A comprehensive new study reveals China has dramatically shifted its global financial strategy, with over three-quarters of its overseas lending now directed toward upper-middle-income and high-income countries. The United States has emerged as the single largest recipient of Chinese official credit, receiving massive funding across nearly every state.
US and Europe: Major Beneficiaries of Chinese Capital
The United States has received over $200 billion across approximately 2,500 projects and activities, according to findings from William & Mary's AidData research lab. These investments span critical infrastructure including pipelines, logistics networks, data centers, and corporate credit facilities.

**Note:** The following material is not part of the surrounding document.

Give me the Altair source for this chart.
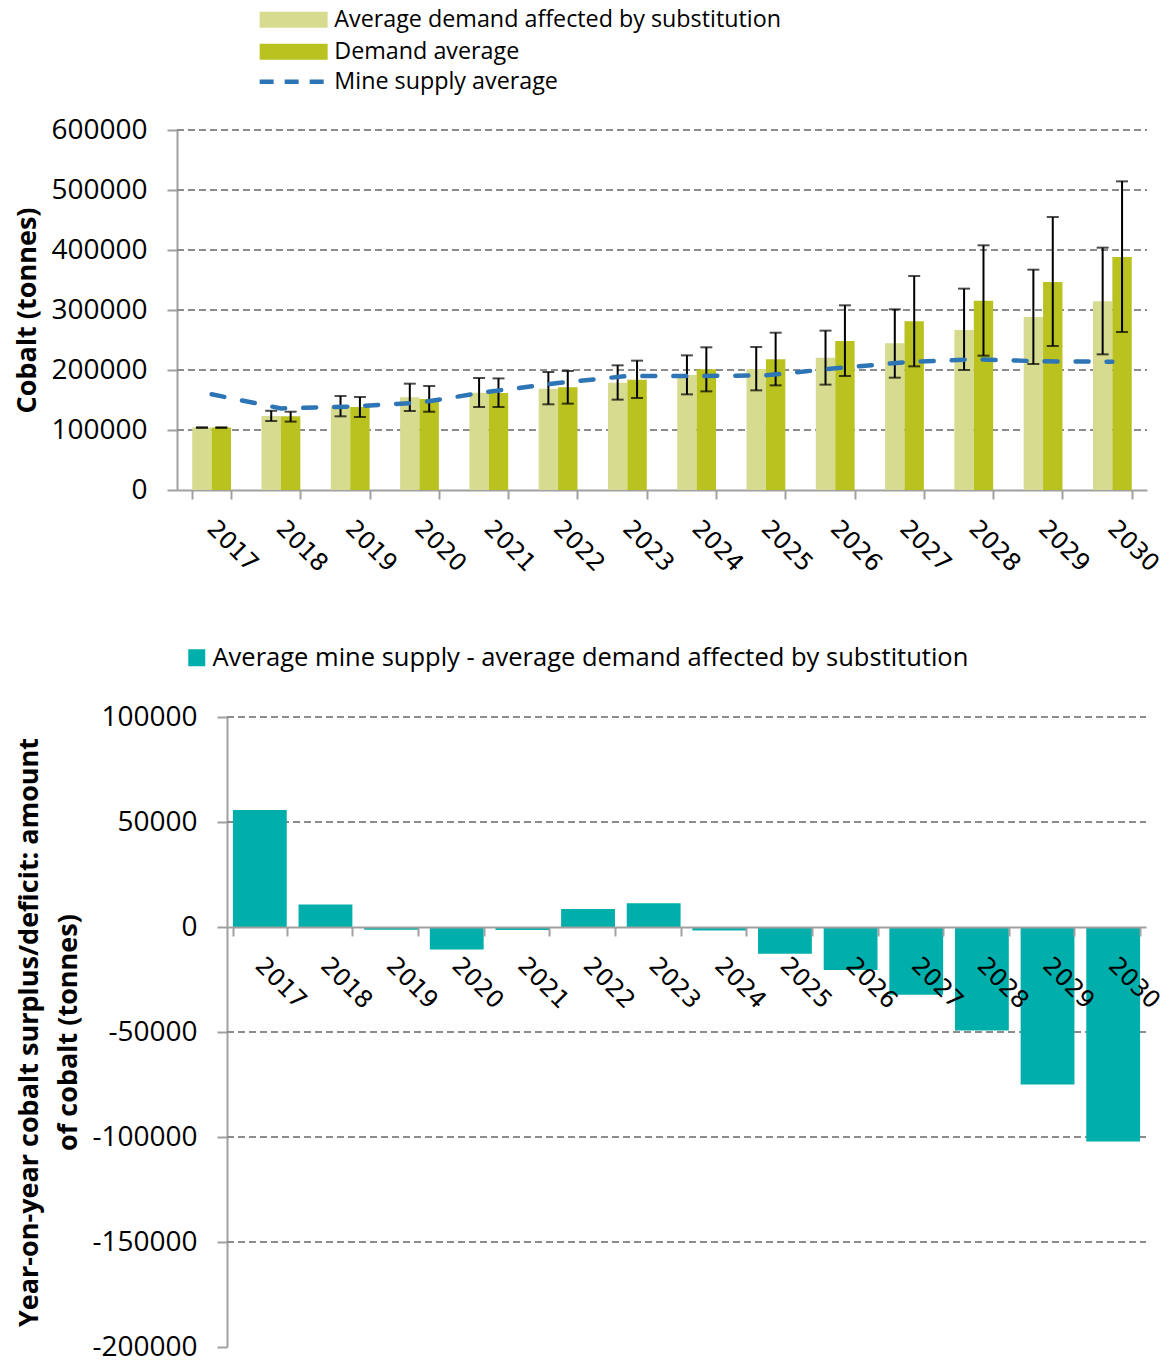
import altair as alt
import pandas as pd

years = [str(y) for y in range(2017, 2031)]

subst_avg = [104000, 123300, 140000, 154400, 162200, 168900, 178900, 191700, 201700, 220600, 244400, 266700, 288300, 314400]
subst_lo = [103500, 115000, 122800, 131700, 138300, 142800, 150600, 159400, 166100, 175600, 187200, 200000, 210000, 226100]
subst_hi = [104500, 132000, 156700, 177200, 186700, 196700, 207800, 224400, 238300, 265600, 301100, 335600, 367200, 403900]

demand_avg = [104000, 123000, 138300, 151700, 161700, 171100, 183900, 201100, 217800, 248300, 281100, 315600, 346700, 388300]
demand_lo = [103500, 114000, 121700, 130500, 138300, 143900, 153300, 164400, 174400, 190000, 206100, 223900, 240000, 263300]
demand_hi = [104500, 130500, 155000, 173300, 186000, 198300, 215600, 237800, 262200, 307800, 356700, 407800, 455000, 514400]

mine_avg = [159500, 136000, 139000, 145600, 163900, 178300, 190000, 190000, 191000, 202800, 212800, 217800, 214400, 213900]

gap = [55700, 10700, -1300, -10700, -1400, 8600, 11300, -1700, -12700, -20500, -32300, -49300, -75000, -102200]

top_ticks = [0, 100000, 200000, 300000, 400000, 500000, 600000]
top_grid = [100000, 200000, 300000, 400000, 500000, 600000]
bot_ticks = [-200000, -150000, -100000, -50000, 0, 50000, 100000]
bot_grid = [100000, 50000, -50000, -100000, -150000]

S1 = "Average demand affected by substitution"
S2 = "Demand average"
S3 = "Mine supply average"
S4 = "Average mine supply - average demand affected by substitution"

LIGHT = "#d6db8f"
DARK = "#bac220"
BLUE = "#2e75b6"
TEAL = "#00aeac"
GRID = "#8c8c8c"
AXIS = "#a0a0a0"
FONT = "Open Sans"
XFONT = "DejaVu Sans"

rows = []
for i, y in enumerate(years):
    rows.append(dict(year=y, series=S1, value=subst_avg[i], lo=subst_lo[i], hi=subst_hi[i]))
    rows.append(dict(year=y, series=S2, value=demand_avg[i], lo=demand_lo[i], hi=demand_hi[i]))
bars_df = pd.DataFrame(rows)
mine_df = pd.DataFrame(dict(year=years, series=[S3] * len(years), value=mine_avg))
gap_df = pd.DataFrame(dict(year=years, series=[S4] * len(years), value=gap))
top_grid_df = pd.DataFrame(dict(v=top_grid))
bot_grid_df = pd.DataFrame(dict(v=bot_grid))

order = [S1, S2]

# wide legend swatch: 68 x 16 px, drawn to the right of the nominal 16px symbol slot
SWATCH = "M-1,-1H7.5V1H-1Z"
DASHLINE = "M-1,0H7.5"

# ---------------- top chart ----------------
x_top = alt.X(
    "year:N",
    sort=years,
    scale=alt.Scale(paddingInner=0.44, paddingOuter=0.22),
    axis=alt.Axis(
        title=None, labelAngle=45, labelFont=XFONT, labelFontSize=24, labelColor="black",
        labelAlign="left", labelBaseline="top", labelOffset=7,
        tickBand="extent", tickSize=9, tickWidth=2, tickColor=AXIS,
        domainColor=AXIS, domainWidth=2, labelPadding=17, grid=False,
    ),
)
y_top = alt.Y(
    "value:Q",
    scale=alt.Scale(domain=[0, 600000], nice=False),
    axis=alt.Axis(
        title="Cobalt (tonnes)", values=top_ticks, labelExpr="datum.value + ''",
        labelFont=FONT, labelFontSize=28, labelColor="black", labelPadding=20,
        titleFont=FONT, titleFontSize=27, titleFontWeight="bold", titleColor="black", titlePadding=9,
        tickSize=10, tickWidth=2, tickColor=AXIS, domainColor=AXIS, domainWidth=2, grid=False,
    ),
)

top_grid_layer = alt.Chart(top_grid_df).mark_rule(strokeDash=[7, 4], color=GRID, strokeWidth=2).encode(
    y=alt.Y("v:Q"), x=alt.value(0), x2=alt.value(970)
)

bars = alt.Chart(bars_df).mark_bar().encode(
    x=x_top,
    xOffset=alt.XOffset("series:N", sort=order, scale=alt.Scale(domain=order, paddingInner=0, paddingOuter=0)),
    y=y_top,
    fill=alt.Fill(
        "series:N", sort=order,
        scale=alt.Scale(domain=order, range=[LIGHT, DARK]),
        legend=alt.Legend(
            title=None, orient="none", legendX=79, legendY=-122, direction="vertical",
            symbolType=SWATCH, symbolSize=256, symbolStrokeWidth=0,
            labelFont=FONT, labelFontSize=23.3, labelColor="black", labelOffset=55, rowPadding=8,
            labelLimit=1000,
        ),
    ),
)

err = alt.Chart(bars_df).mark_rule(color="black", strokeWidth=2).encode(
    x=alt.X("year:N", sort=years),
    xOffset=alt.XOffset("series:N", sort=order),
    y=alt.Y("lo:Q"),
    y2="hi:Q",
)
cap_lo = alt.Chart(bars_df).mark_tick(color="black", thickness=2, size=12, orient="horizontal").encode(
    x=alt.X("year:N", sort=years),
    xOffset=alt.XOffset("series:N", sort=order),
    y=alt.Y("lo:Q"),
)
cap_hi = alt.Chart(bars_df).mark_tick(color="black", thickness=2, size=12, orient="horizontal").encode(
    x=alt.X("year:N", sort=years),
    xOffset=alt.XOffset("series:N", sort=order),
    y=alt.Y("hi:Q"),
)

line = alt.Chart(mine_df).mark_line(strokeDash=[13, 18], strokeWidth=4.5, strokeCap="round").encode(
    x=alt.X("year:N", sort=years),
    y=alt.Y("value:Q"),
    stroke=alt.Stroke(
        "series:N",
        scale=alt.Scale(domain=[S3], range=[BLUE]),
        legend=alt.Legend(
            title=None, orient="none", legendX=79, legendY=-60, direction="vertical",
            symbolType=DASHLINE, symbolSize=256, symbolStrokeWidth=4.5, symbolDash=[14, 11],
            symbolFillColor="transparent",
            labelFont=FONT, labelFontSize=23.3, labelColor="black", labelOffset=55, labelLimit=1000,
        ),
    ),
)

top = alt.layer(top_grid_layer, bars, err, cap_lo, cap_hi, line).properties(
    width=970, height=360, view=alt.ViewBackground(stroke="transparent", strokeWidth=0)
).resolve_scale(fill="independent", stroke="independent")

# ---------------- bottom chart ----------------
x_bot = alt.X(
    "year:N",
    sort=years,
    scale=alt.Scale(range=[50, 969], paddingInner=0.18, paddingOuter=0.09),
    axis=alt.Axis(
        title=None, labelAngle=45, labelFont=XFONT, labelFontSize=24, labelColor="black",
        labelAlign="left", labelBaseline="top", offset=-420, zindex=1, labelOffset=7,
        tickBand="extent", tickSize=9, tickWidth=2, tickColor=AXIS,
        domainColor=AXIS, domainWidth=2, labelPadding=17, grid=False,
    ),
)
y_bot = alt.Y(
    "value:Q",
    scale=alt.Scale(domain=[-200000, 100000], nice=False),
    axis=alt.Axis(
        title=["Year-on-year cobalt surplus/deficit: amount", "of cobalt (tonnes)"], values=bot_ticks,
        labelExpr="datum.value + ''",
        offset=-50,
        labelFont=FONT, labelFontSize=28, labelColor="black", labelPadding=20,
        titleFont=FONT, titleFontSize=27, titleFontWeight="bold", titleColor="black", titlePadding=9,
        titleLineHeight=39,
        tickSize=10, tickWidth=2, tickColor=AXIS, domainColor=AXIS, domainWidth=2, grid=False,
    ),
)

bot_grid_layer = alt.Chart(bot_grid_df).mark_rule(strokeDash=[7, 4], color=GRID, strokeWidth=2).encode(
    y=alt.Y("v:Q"), x=alt.value(50), x2=alt.value(969)
)

gap_bars = alt.Chart(gap_df).mark_bar().encode(
    x=x_bot,
    y=y_bot,
    fill=alt.Fill(
        "series:N",
        scale=alt.Scale(domain=[S4], range=[TEAL]),
        legend=alt.Legend(
            title=None, orient="none", legendX=7, legendY=-72, direction="vertical",
            symbolType="square", symbolSize=289, symbolStrokeWidth=0,
            labelFont=FONT, labelFontSize=25.5, labelColor="black", labelOffset=3, labelLimit=1000,
        ),
    ),
)

bottom = alt.layer(bot_grid_layer, gap_bars).properties(
    width=970, height=630, view=alt.ViewBackground(stroke="transparent", strokeWidth=0)
)

chart = alt.vconcat(top, bottom, spacing=68).resolve_scale(
    fill="independent", stroke="independent"
).resolve_legend(fill="independent", stroke="independent").properties(
    padding={"left": 5, "top": 0, "right": 0, "bottom": 0}
).configure_view(stroke="transparent", strokeWidth=0).configure(background="white")

chart.save("out.html", embed_options={"renderer": "svg", "actions": False})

European nations have similarly benefited from Beijing's financial outreach. The European Union's 27 member countries collectively received $161 billion across nearly 1,800 projects. Among individual European recipients, the United Kingdom secured $60 billion, Germany $33.4 billion, France $21.3 billion, Italy $17.4 billion, Portugal $11.7 billion, and the Netherlands $11.6 billion.
Massive Scale and Strategic Shift
The report titled "Chasing China: Learning to Play by Beijing's Global Lending Rules" represents the culmination of 36 months of research by William & Mary students. The 300-page document reveals that China has issued $2.2 trillion in aid and credit across 200 countries between 2000 and 2023.
Brad Parks, AidData executive director and the report's lead author, emphasized that China's total lending portfolio is "two-to-four times larger than previously published estimates suggest." This marks the first comprehensive mapping of Beijing's lending activities in advanced economies including the United States, UK, Europe, Japan, and Australia.
From Development Aid to Strategic Leverage
The research identifies a fundamental transformation in China's approach to cross-border finance. Beijing has moved away from philanthropic, development-focused lending toward financing that reflects party-state priorities including:
- National security objectives
- Economic statecraft
- Global supply chain leverage
- High-tech sector dominance
Much of the lending to wealthy nations targets critical infrastructure, critical minerals, and high-tech assets, including investments in semiconductor companies.
Global Security Implications
AidData warns that China's financial operations are becoming increasingly opaque, often channeled through shell companies in jurisdictions with strict secrecy rules. The findings highlight significant geoeconomic and national security concerns including:
- Vulnerability of strategic reserves
- Reliability of power grids and energy networks
- Control of maritime choke points
- Resilience of global supply chains
- Competition in high-tech industries
The report underscores that great-power rivalry is now spilling over into the development finance sector, with China's financial footprint deeply embedded across Western economies.
Despite escalating geopolitical tensions, many Western banks, corporations, and financial institutions continue to collaborate with Chinese state-owned lenders. Major Western companies have borrowed heavily from Beijing-backed financiers, indicating the complex interdependence that persists even amid strategic competition.